First Responders

There’s a lot of unknowns about Hurricane Florence.  It’s pretty certain that North Carolina is going to receive a direct hit.  The eastern panhandle of West Virginia may receive historic rainfall and subsequent flooding. I pray not. But last night I was reminded that there are a group of men and women who are always there, ready to risk their lives for you.  They are the men and women of your local fire company. Last night, fire chief Colby Simpson and I took an ambulance back to Fountain that the Short Gap Volunteer Fire Company had been using while theirs was being worked on.  I drove the ambulance down and rode back with Colby.  He had received a call from the governor’s office asking the SGVFC to make plans for the possibility of historic flooding.  He was talking over scenarios and possibilities.  The SGVFC will open as an emergency shelter.  Some of the money that you have donated to the fire company through the road drives, donation letters, etc. has gone to get a donated generator running.  Medical Chief Lauren Trenter called me last night to check on what food the church may have available through the food pantry to feed people who are housed at the fire hall.  Not only are these people willing to get up in the middle of the night to come to your home with the ambulance or fire truck, but they are always preparing behind the scenes to be ready for whatever their community needs.

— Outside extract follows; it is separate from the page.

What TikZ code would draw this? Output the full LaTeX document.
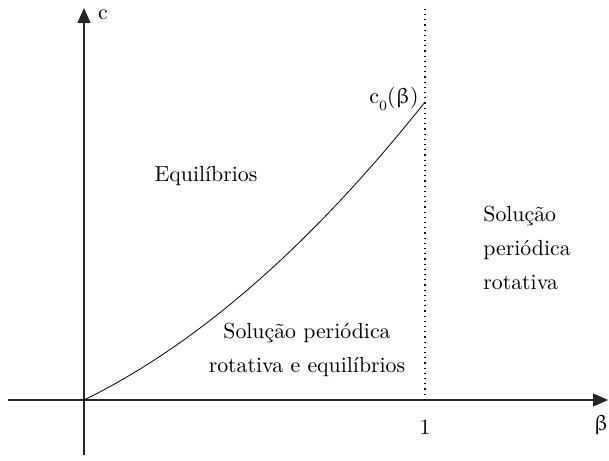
\documentclass[tikz,border=0pt]{standalone}
\usepackage{amsmath}
\usepackage{upgreek}
\usepackage{tikz}
\usetikzlibrary{arrows.meta, positioning}

\begin{document}
\begin{tikzpicture}[x=0.5pt, y=0.5pt, font=\fontsize{10.9}{16.8}\selectfont,
    axis line/.style={black!85, line width=0.6pt, -{Triangle[length=7.5pt, width=6.5pt]}},
    region/.style={inner sep=1pt}]
    \useasboundingbox (-84,-60) rectangle (525,400);

    % axes
    \coordinate (O) at (0,0);
    \coordinate (xmin) at (-76,0);
    \coordinate (xmax) at (524,0);
    \coordinate (ymin) at (0,-55);
    \coordinate (ymax) at (0,392);
    \draw[axis line] (xmin) -- (xmax);
    \draw[axis line] (ymin) -- (ymax);
    \node (xlabel) at (517,-25) {$\upbeta$};
    \node (ylabel) at (19,385) {c};

    % beta = 1 (dotted)
    \coordinate (one) at (341,0);
    \coordinate (onetop) at (341,392);
    \draw[dotted, line width=0.6pt] (one) -- (onetop);
    \node (onelabel) at (341,-27) {1};

    % curve c_0(beta)
    \draw[line width=0.4pt] plot[domain=0:1, samples=60]
      ({341*\x}, {298*(0.56*\x+0.44*\x*\x)}) coordinate (cend);
    \node (clabel) at (310,301) {c\raisebox{-3.5pt}{\scriptsize 0}($\upbeta$)};

    % regions
    \node[region] (equil) at (122,224) {Equilíbrios};
    \node[region, align=center] (both) at (223,50)
      {Solução periódica\\rotativa e equilíbrios};
    \node[region, align=left, anchor=west] (rot) at (397,152)
      {Solução\\periódica\\rotativa};
\end{tikzpicture}
\end{document}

I do not normally share things people tell me when we are alone.  But last night on the ride back from Fountain Colby told me that he could not bear the thought of sending one of the people under his charge into a danger that might lead to death from high water and if that situation comes up, he would want to be the one to lose his life.  This is not particular to Colby.  Everett Metheny was chief there for about 25 years and I guarantee you that Everett felt the same way.  Lauren feels the same was as medical chief of department 34.  This band of brothers and sisters are each one willing to lay down their lives for each other.  Do they fight in meetings?  Yes.  Do they bicker about leaving trash in the ambulance and not filling supplies?  Uhhh…. what do you think?  But when it comes down to it, each one relies on the other on the scene.  They want to bring each one home on every emergency call.  And God forbid if they were to lose one, almost every one of them would wish it to be themselves.

Fresh on my mind is this writing from Dietrich Bonhoeffer that I read recently.  He wrote in A Testament to Freedom:

Christianity is one great people composed of persons of every country in concord with their faith and their love because there is One God, One Lord, One Spirit, One Hope. That is the marvelous mystery of the people of God.  Above all differences of race, nationality, and custom, there is an invisible community of the children of God. There each one prays for the others, be he or she American or German or African; here each one loves the other without reservation.

Sometimes I tell the people at the fire department I wish the church was more like them in their sacrificial love and service. Bonhoeffer nails it, the church is called to be.  Sometimes I wish the fire company was more like the church in less coarse language, and in having their focus more on Christ.  But on this 9/11, I count myself blessed to be part of both groups.  My prayer today is that more people from churches across the country would volunteer at their local volunteer fire companies, even if you can never go fight fires.  The servants of the Lord Jesus Christ can learn something from their local volunteer fire companies.

(an acknowledgement: Wesley Chapel currently has many associate members and an honorary member of the Short Gap Volunteer Fire Company and and has been a great supporter of the fire company over the years.)